Mobile money can make or mar East Africa’s CBDC success
When M-Pesa kickstarted operations in Kenya in 2007, not many people expected the mobile money service provider to record massive success. Mobile money has undeniably revolutionized the way money is transferred, received, or even how bill payments are made. In 2021, East Africa recorded a whopping US$24 billion in mobile money transaction volume, dominating the other regions.

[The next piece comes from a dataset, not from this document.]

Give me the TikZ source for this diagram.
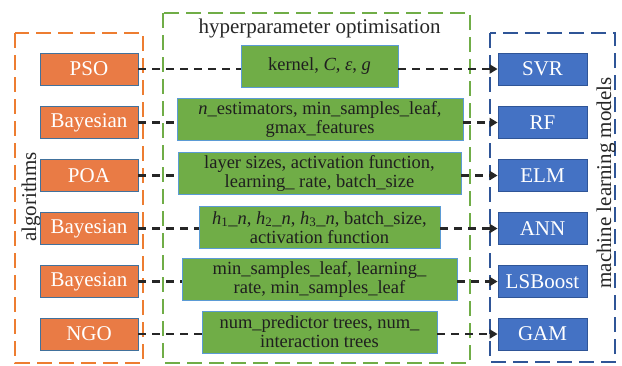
\documentclass[tikz,border=0pt]{standalone}
\usepackage{fontspec}
\setmainfont{Liberation Serif}
\usetikzlibrary{arrows.meta}
\definecolor{orfill}{HTML}{E97B45}
\definecolor{orline}{HTML}{41719C}
\definecolor{grfill}{HTML}{70AD47}
\definecolor{grline}{HTML}{5B9BD5}
\definecolor{blfill}{HTML}{4472C4}
\definecolor{blline}{HTML}{2F5597}
\definecolor{orcont}{HTML}{ED7D31}
\definecolor{grcont}{HTML}{70AD47}
\definecolor{blcont}{HTML}{2F5597}
\definecolor{conn}{HTML}{262626}
\tikzset{
  algbox/.style={draw=orline, line width=0.8pt, fill=orfill, text=white, minimum width=98pt, minimum height=32pt, inner sep=0pt, font=\fontsize{21}{21}\selectfont},
  mlbox/.style={draw=blline, line width=0.8pt, fill=blfill, text=white, minimum width=89pt, minimum height=32pt, inner sep=0pt, font=\fontsize{21}{21}\selectfont},
  hpbox/.style={draw=grline, line width=0.8pt, fill=grfill, text=black!88, minimum height=42pt, inner sep=0pt, align=center, font=\fontsize{18.5}{19}\selectfont},
  container/.style={line width=1.8pt, dash pattern=on 15pt off 7pt},
  link/.style={draw=conn, line width=2.2pt, dash pattern=on 8pt off 6pt},
  linkarrow/.style={link, -{Triangle[length=8pt,width=9pt]}},
  lbl/.style={font=\fontsize{21}{21}\selectfont, text=black!85, inner sep=0pt}
}
\begin{document}
\begin{tikzpicture}[x=1pt,y=-1pt]
\useasboundingbox (0,0) rectangle (622,365);
% containers
\draw[container, draw=orcont] (15,33) rectangle (143,363);
\draw[container, draw=grcont] (163,13) rectangle (470,363);
\draw[container, draw=blcont] (490,33) rectangle (615,362);
% labels
\node[lbl, anchor=base] (title) at (319.5,33) {hyperparameter optimisation};
\node[lbl, rotate=90] (alg) at (31,197) {algorithms};
\node[lbl, rotate=90] (ml) at (606,183) {machine learning models};
% algorithms
\node[algbox] (o1) at (89,69) {PSO};
\node[algbox] (o2) at (89,122.5) {Bayesian};
\node[algbox] (o3) at (89,175.5) {POA};
\node[algbox] (o4) at (89,228.5) {Bayesian};
\node[algbox] (o5) at (89,281.5) {Bayesian};
\node[algbox] (o6) at (89,334) {NGO};
% models
\node[mlbox] (b1) at (542.5,69) {SVR};
\node[mlbox] (b2) at (542.5,122.5) {RF};
\node[mlbox] (b3) at (542.5,175.5) {ELM};
\node[mlbox] (b4) at (542.5,228.5) {ANN};
\node[mlbox] (b5) at (542.5,281.5) {LSBoost};
\node[mlbox] (b6) at (542.5,334) {GAM};
% hyperparameters
\node[hpbox, minimum width=157pt] (g1) at (319.5,66) {kernel, \textit{C}, \textit{ε}, \textit{g}};
\node[hpbox, minimum width=286pt] (g2) at (320,119) {\textit{n}\_estimators, min\_samples\_leaf,\\gmax\_features};
\node[hpbox, minimum width=283pt] (g3) at (319.5,173.5) {layer sizes, activation function,\\learning\_ rate, batch\_size};
\node[hpbox, minimum width=241pt] (g4) at (319.5,227.5) {\textit{h}\textsubscript{1}\_\textit{n}, \textit{h}\textsubscript{2}\_\textit{n}, \textit{h}\textsubscript{3}\_\textit{n}, batch\_size,\\activation function};
\node[hpbox, minimum width=275pt] (g5) at (319.5,279.5) {min\_samples\_leaf, learning\_\\rate, min\_samples\_leaf};
\node[hpbox, minimum width=235pt] (g6) at (319.5,332) {num\_predictor trees, num\_\\interaction trees};
% connectors
\foreach \i in {1,...,6}{
  \draw[link] (o\i.east) -- (o\i.east -| g\i.west);
  \draw[linkarrow] (g\i.east |- o\i.east) -- (b\i.west);
}
\end{tikzpicture}
\end{document}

Given the incredible impact of mobile money in East Africa, it’s worth exploring how it will shape the adoption of a digital currency. Some may wonder why East Africa needs a digital currency since its mobile money market is doing well. However, mobile money usage comes with various perils including regulatory challenges and fraud. For instance, criminals have leveraged M-Pesa’s vast presence in Kenya to carry out SIM swap scams.
The above challenges don’t mean that the CBDCs – if released – will replace the mobile money system. As mentioned, the wrongful implementation of a digital currency may have devastating consequences. East Africa’s central banks should instead build on the successes of mobile money and use CBDCs to tackle the known deficiencies.
With CBDCs, the East African Payment System (EAPS) can easily monitor transactions to prevent instances of money laundering or fraud. Governments must also introduce regulations that’ll guide the responsible usage of digital currencies. CBDC and mobile money can co-exist, though with fewer risks if properly implemented.
As East Africa continues to explore the gains and losses of CBDCs, the region may be months or years from a decision. But maybe the matter shouldn’t be rushed. Nigeria’s struggle with the eNaira adoption should teach neighboring nations about how crucial policies must be extensively considered before enactment.